Dataset extract -

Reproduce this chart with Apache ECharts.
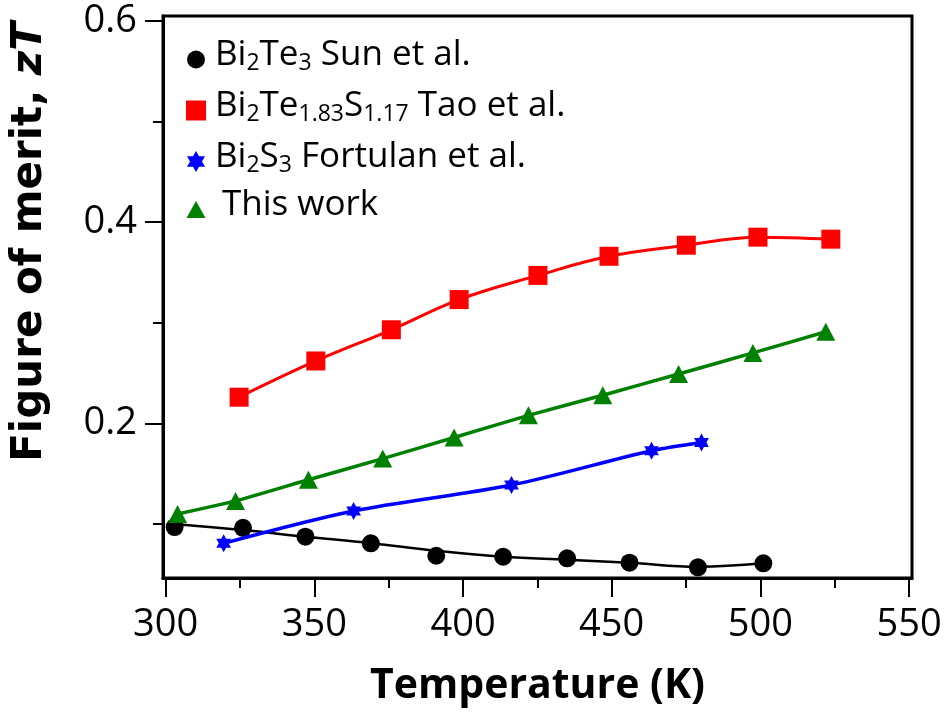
<!DOCTYPE html>
<html>
<head>
<meta charset="utf-8">
<script src="https://cdn.jsdelivr.net/npm/echarts@6/dist/echarts.min.js"></script>
<style>
  html, body { margin: 0; padding: 0; background: #fff; }
  #chart { width: 948px; height: 715px; }
</style>
</head>
<body>
<div id="chart"></div>
<script>
// Bi2Te3, Sun et al. (measured points and the smooth guide curve through them)
const sunT     = [303, 326, 347, 369, 391, 413.5, 435, 456, 479, 501];
const sunZT    = [0.097, 0.0963, 0.0874, 0.0808, 0.0685, 0.0675, 0.0659, 0.0616, 0.057, 0.061];
const sunFitZT = [0.100, 0.094, 0.0874, 0.081, 0.0735, 0.0675, 0.0645, 0.0616, 0.0576, 0.061];
// Bi2Te1.83S1.17, Tao et al.
const taoT  = [324.7, 350.5, 375.9, 398.7, 425.2, 449.1, 475.1, 499.2, 523.7];
const taoZT = [0.226, 0.262, 0.293, 0.323, 0.347, 0.366, 0.377, 0.385, 0.383];
// Bi2S3, Fortulan et al.
const fortT  = [319.5, 363.2, 416.3, 463.4, 480.2];
const fortZT = [0.0808, 0.1129, 0.1387, 0.1728, 0.1811];
// This work
const workT  = [304, 323.5, 348, 373, 397, 422, 447, 472.5, 497.5, 522];
const workZT = [0.110, 0.123, 0.144, 0.165, 0.186, 0.208, 0.228, 0.249, 0.270, 0.291];

// Axis ticks
const xMajorTicks = [300, 350, 400, 450, 500, 550];
const xMinorTicks = [325, 375, 425, 475, 525];
const yMajorTicks = [0.2, 0.4, 0.6];
const yMinorTicks = [0.1, 0.3, 0.5];

const seriesNames = ['Bi2Te3 Sun et al.', 'Bi2Te1.83S1.17 Tao et al.', 'Bi2S3 Fortulan et al.', 'This work'];
const legendRich = {
  'Bi2Te3 Sun et al.': '{n|Bi}{s|2}{n|Te}{s|3}{n| Sun et al.}',
  'Bi2Te1.83S1.17 Tao et al.': '{n|Bi}{s|2}{n|Te}{s|1.83}{n|S}{s|1.17}{n| Tao et al.}',
  'Bi2S3 Fortulan et al.': '{n|Bi}{s|2}{n|S}{s|3}{n| Fortulan et al.}',
  'This work': '{n|This work}'
};

const FONT = 'Open Sans';
const pair = (xs, ys) => xs.map((x, i) => [x, ys[i]]);

const circlePath = 'path://M10,0 A10,10 0 1,1 10,20 A10,10 0 1,1 10,0 Z';
const starPath = 'path://M0,-10 L2.887,-5 L8.66,-5 L5.774,0 L8.66,5 L2.887,5 L0,10 L-2.887,5 L-8.66,5 L-5.774,0 L-8.66,-5 L-2.887,-5 Z';
const squarePath = 'path://M0,0 L10,0 L10,10 L0,10 Z';
const triPath = 'path://M0,0 L10,18 L-10,18 Z';

const X_MIN = 299.1, X_MAX = 551;
const Y_MIN = 0.0464, Y_MAX = 0.6047;

const ROW_H = 52;
function legendRow(name, icon, w, top, textLeft) {
  const pad = textLeft - (196 + w / 2 + 5);
  return {
    data: [{ name: name, icon: icon }],
    left: 196 - w / 2,
    top: top,
    padding: 0,
    itemWidth: w,
    itemHeight: ROW_H,
    symbolKeepAspect: true,
    selectedMode: false,
    formatter: (n) => legendRich[n],
    textStyle: {
      padding: [0, 0, 8, pad],
      rich: {
        n: { fontFamily: FONT, fontSize: 35, color: '#000', lineHeight: 42 },
        s: { fontFamily: FONT, fontSize: 23, color: '#000', lineHeight: 24, padding: [16, 0, 0, 0] }
      }
    }
  };
}

const chart = echarts.init(document.getElementById('chart'), null, { renderer: 'canvas' });

const axisCommon = {
  type: 'value',
  splitLine: { show: false },
  axisLine: { show: true, lineStyle: { color: '#000', width: 3 } }
};

chart.setOption({
  animation: false,
  backgroundColor: '#fff',
  grid: {
    left: 163, right: 36, top: 16, bottom: 137,
    containLabel: false, outerBoundsMode: 'none',
    show: true, borderColor: '#000', borderWidth: 3, backgroundColor: 'transparent'
  },
  legend: [
    legendRow(seriesNames[0], circlePath, 18, 36, 215),
    legendRow(seriesNames[1], squarePath, 20, 87, 215),
    legendRow(seriesNames[2], starPath, 18, 138, 215),
    legendRow(seriesNames[3], triPath, 19, 188, 222)
  ],
  xAxis: [
    Object.assign({}, axisCommon, {
      min: X_MIN, max: X_MAX,
      name: 'Temperature (K)',
      nameLocation: 'middle',
      nameGap: 88,
      nameTextStyle: { fontFamily: FONT, fontWeight: 'bold', fontSize: 41, color: '#000' },
      axisTick: { show: true, customValues: xMajorTicks, length: 19, lineStyle: { color: '#000', width: 2 } },
      axisLabel: { show: true, customValues: xMajorTicks, margin: 28, fontFamily: FONT, fontSize: 38, color: '#000' }
    }),
    Object.assign({}, axisCommon, {
      min: X_MIN, max: X_MAX, position: 'bottom', offset: 0,
      axisLine: { show: false },
      axisTick: { show: true, customValues: xMinorTicks, length: 10, lineStyle: { color: '#000', width: 2 } },
      axisLabel: { show: false }
    })
  ],
  yAxis: [
    Object.assign({}, axisCommon, {
      min: Y_MIN, max: Y_MAX,
      axisTick: { show: true, customValues: yMajorTicks, length: 18, lineStyle: { color: '#000', width: 2 } },
      axisLabel: {
        show: true, customValues: yMajorTicks, margin: 26,
        fontFamily: FONT, fontSize: 38, color: '#000',
        formatter: (v) => v.toFixed(1)
      }
    }),
    Object.assign({}, axisCommon, {
      min: Y_MIN, max: Y_MAX, position: 'left', offset: 0,
      axisLine: { show: false },
      axisTick: { show: true, customValues: yMinorTicks, length: 10, lineStyle: { color: '#000', width: 2 } },
      axisLabel: { show: false }
    })
  ],
  graphic: [{
    type: 'text',
    x: 30, y: 242,
    rotation: Math.PI / 2,
    style: {
      text: '{b|Figure of merit, }{i|zT}',
      align: 'center', verticalAlign: 'middle',
      rich: {
        b: { fontFamily: 'DejaVu Sans', fontWeight: 'bold', fontSize: 42, fill: '#000' },
        i: { fontFamily: 'DejaVu Sans', fontWeight: 'bold', fontStyle: 'italic', fontSize: 42, fill: '#000' }
      }
    }
  }],
  series: [
    {
      name: seriesNames[0], type: 'line', data: pair(sunT, sunFitZT),
      smooth: 0.4, symbol: 'none', silent: true,
      lineStyle: { color: '#000', width: 2.5 }, itemStyle: { color: '#000' }
    },
    {
      name: seriesNames[0], type: 'scatter', data: pair(sunT, sunZT),
      symbol: 'circle', symbolSize: 18, itemStyle: { color: '#000', opacity: 1 }
    },
    {
      name: seriesNames[1], type: 'line', data: pair(taoT, taoZT),
      smooth: 0.4, symbol: 'rect', symbolSize: 19,
      itemStyle: { color: '#ff0000' }, lineStyle: { color: '#ff0000', width: 3 }
    },
    {
      name: seriesNames[2], type: 'line', data: pair(fortT, fortZT),
      smooth: 0.3, symbol: starPath, symbolSize: [17, 18], symbolKeepAspect: true,
      itemStyle: { color: '#0000ff' }, lineStyle: { color: '#0000ff', width: 3.5 }
    },
    {
      name: seriesNames[3], type: 'line', data: pair(workT, workZT),
      smooth: 0.2, symbol: 'triangle', symbolSize: [19, 18],
      itemStyle: { color: '#008000' }, lineStyle: { color: '#008000', width: 3.5 }
    }
  ]
});
</script>
</body>
</html>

Required work -
Repeat the data exactly, dropping every picture it holds.

Solution to the exercise -
Reproduce this chart with Apache ECharts.
<!DOCTYPE html>
<html>
<head>
<meta charset="utf-8">
<script src="https://cdn.jsdelivr.net/npm/echarts@6/dist/echarts.min.js"></script>
<style>
  html, body { margin: 0; padding: 0; background: #fff; }
  #chart { width: 948px; height: 715px; }
</style>
</head>
<body>
<div id="chart"></div>
<script>
// Bi2Te3, Sun et al. (measured points and the smooth guide curve through them)
const sunT     = [303, 326, 347, 369, 391, 413.5, 435, 456, 479, 501];
const sunZT    = [0.097, 0.0963, 0.0874, 0.0808, 0.0685, 0.0675, 0.0659, 0.0616, 0.057, 0.061];
const sunFitZT = [0.100, 0.094, 0.0874, 0.081, 0.0735, 0.0675, 0.0645, 0.0616, 0.0576, 0.061];
// Bi2Te1.83S1.17, Tao et al.
const taoT  = [324.7, 350.5, 375.9, 398.7, 425.2, 449.1, 475.1, 499.2, 523.7];
const taoZT = [0.226, 0.262, 0.293, 0.323, 0.347, 0.366, 0.377, 0.385, 0.383];
// Bi2S3, Fortulan et al.
const fortT  = [319.5, 363.2, 416.3, 463.4, 480.2];
const fortZT = [0.0808, 0.1129, 0.1387, 0.1728, 0.1811];
// This work
const workT  = [304, 323.5, 348, 373, 397, 422, 447, 472.5, 497.5, 522];
const workZT = [0.110, 0.123, 0.144, 0.165, 0.186, 0.208, 0.228, 0.249, 0.270, 0.291];

// Axis ticks
const xMajorTicks = [300, 350, 400, 450, 500, 550];
const xMinorTicks = [325, 375, 425, 475, 525];
const yMajorTicks = [0.2, 0.4, 0.6];
const yMinorTicks = [0.1, 0.3, 0.5];

const seriesNames = ['Bi2Te3 Sun et al.', 'Bi2Te1.83S1.17 Tao et al.', 'Bi2S3 Fortulan et al.', 'This work'];
const legendRich = {
  'Bi2Te3 Sun et al.': '{n|Bi}{s|2}{n|Te}{s|3}{n| Sun et al.}',
  'Bi2Te1.83S1.17 Tao et al.': '{n|Bi}{s|2}{n|Te}{s|1.83}{n|S}{s|1.17}{n| Tao et al.}',
  'Bi2S3 Fortulan et al.': '{n|Bi}{s|2}{n|S}{s|3}{n| Fortulan et al.}',
  'This work': '{n|This work}'
};

const FONT = 'Open Sans';
const pair = (xs, ys) => xs.map((x, i) => [x, ys[i]]);

const circlePath = 'path://M10,0 A10,10 0 1,1 10,20 A10,10 0 1,1 10,0 Z';
const starPath = 'path://M0,-10 L2.887,-5 L8.66,-5 L5.774,0 L8.66,5 L2.887,5 L0,10 L-2.887,5 L-8.66,5 L-5.774,0 L-8.66,-5 L-2.887,-5 Z';
const squarePath = 'path://M0,0 L10,0 L10,10 L0,10 Z';
const triPath = 'path://M0,0 L10,18 L-10,18 Z';

const X_MIN = 299.1, X_MAX = 551;
const Y_MIN = 0.0464, Y_MAX = 0.6047;

const ROW_H = 52;
function legendRow(name, icon, w, top, textLeft) {
  const pad = textLeft - (196 + w / 2 + 5);
  return {
    data: [{ name: name, icon: icon }],
    left: 196 - w / 2,
    top: top,
    padding: 0,
    itemWidth: w,
    itemHeight: ROW_H,
    symbolKeepAspect: true,
    selectedMode: false,
    formatter: (n) => legendRich[n],
    textStyle: {
      padding: [0, 0, 8, pad],
      rich: {
        n: { fontFamily: FONT, fontSize: 35, color: '#000', lineHeight: 42 },
        s: { fontFamily: FONT, fontSize: 23, color: '#000', lineHeight: 24, padding: [16, 0, 0, 0] }
      }
    }
  };
}

const chart = echarts.init(document.getElementById('chart'), null, { renderer: 'canvas' });

const axisCommon = {
  type: 'value',
  splitLine: { show: false },
  axisLine: { show: true, lineStyle: { color: '#000', width: 3 } }
};

chart.setOption({
  animation: false,
  backgroundColor: '#fff',
  grid: {
    left: 163, right: 36, top: 16, bottom: 137,
    containLabel: false, outerBoundsMode: 'none',
    show: true, borderColor: '#000', borderWidth: 3, backgroundColor: 'transparent'
  },
  legend: [
    legendRow(seriesNames[0], circlePath, 18, 36, 215),
    legendRow(seriesNames[1], squarePath, 20, 87, 215),
    legendRow(seriesNames[2], starPath, 18, 138, 215),
    legendRow(seriesNames[3], triPath, 19, 188, 222)
  ],
  xAxis: [
    Object.assign({}, axisCommon, {
      min: X_MIN, max: X_MAX,
      name: 'Temperature (K)',
      nameLocation: 'middle',
      nameGap: 88,
      nameTextStyle: { fontFamily: FONT, fontWeight: 'bold', fontSize: 41, color: '#000' },
      axisTick: { show: true, customValues: xMajorTicks, length: 19, lineStyle: { color: '#000', width: 2 } },
      axisLabel: { show: true, customValues: xMajorTicks, margin: 28, fontFamily: FONT, fontSize: 38, color: '#000' }
    }),
    Object.assign({}, axisCommon, {
      min: X_MIN, max: X_MAX, position: 'bottom', offset: 0,
      axisLine: { show: false },
      axisTick: { show: true, customValues: xMinorTicks, length: 10, lineStyle: { color: '#000', width: 2 } },
      axisLabel: { show: false }
    })
  ],
  yAxis: [
    Object.assign({}, axisCommon, {
      min: Y_MIN, max: Y_MAX,
      axisTick: { show: true, customValues: yMajorTicks, length: 18, lineStyle: { color: '#000', width: 2 } },
      axisLabel: {
        show: true, customValues: yMajorTicks, margin: 26,
        fontFamily: FONT, fontSize: 38, color: '#000',
        formatter: (v) => v.toFixed(1)
      }
    }),
    Object.assign({}, axisCommon, {
      min: Y_MIN, max: Y_MAX, position: 'left', offset: 0,
      axisLine: { show: false },
      axisTick: { show: true, customValues: yMinorTicks, length: 10, lineStyle: { color: '#000', width: 2 } },
      axisLabel: { show: false }
    })
  ],
  graphic: [{
    type: 'text',
    x: 30, y: 242,
    rotation: Math.PI / 2,
    style: {
      text: '{b|Figure of merit, }{i|zT}',
      align: 'center', verticalAlign: 'middle',
      rich: {
        b: { fontFamily: 'DejaVu Sans', fontWeight: 'bold', fontSize: 42, fill: '#000' },
        i: { fontFamily: 'DejaVu Sans', fontWeight: 'bold', fontStyle: 'italic', fontSize: 42, fill: '#000' }
      }
    }
  }],
  series: [
    {
      name: seriesNames[0], type: 'line', data: pair(sunT, sunFitZT),
      smooth: 0.4, symbol: 'none', silent: true,
      lineStyle: { color: '#000', width: 2.5 }, itemStyle: { color: '#000' }
    },
    {
      name: seriesNames[0], type: 'scatter', data: pair(sunT, sunZT),
      symbol: 'circle', symbolSize: 18, itemStyle: { color: '#000', opacity: 1 }
    },
    {
      name: seriesNames[1], type: 'line', data: pair(taoT, taoZT),
      smooth: 0.4, symbol: 'rect', symbolSize: 19,
      itemStyle: { color: '#ff0000' }, lineStyle: { color: '#ff0000', width: 3 }
    },
    {
      name: seriesNames[2], type: 'line', data: pair(fortT, fortZT),
      smooth: 0.3, symbol: starPath, symbolSize: [17, 18], symbolKeepAspect: true,
      itemStyle: { color: '#0000ff' }, lineStyle: { color: '#0000ff', width: 3.5 }
    },
    {
      name: seriesNames[3], type: 'line', data: pair(workT, workZT),
      smooth: 0.2, symbol: 'triangle', symbolSize: [19, 18],
      itemStyle: { color: '#008000' }, lineStyle: { color: '#008000', width: 3.5 }
    }
  ]
});
</script>
</body>
</html>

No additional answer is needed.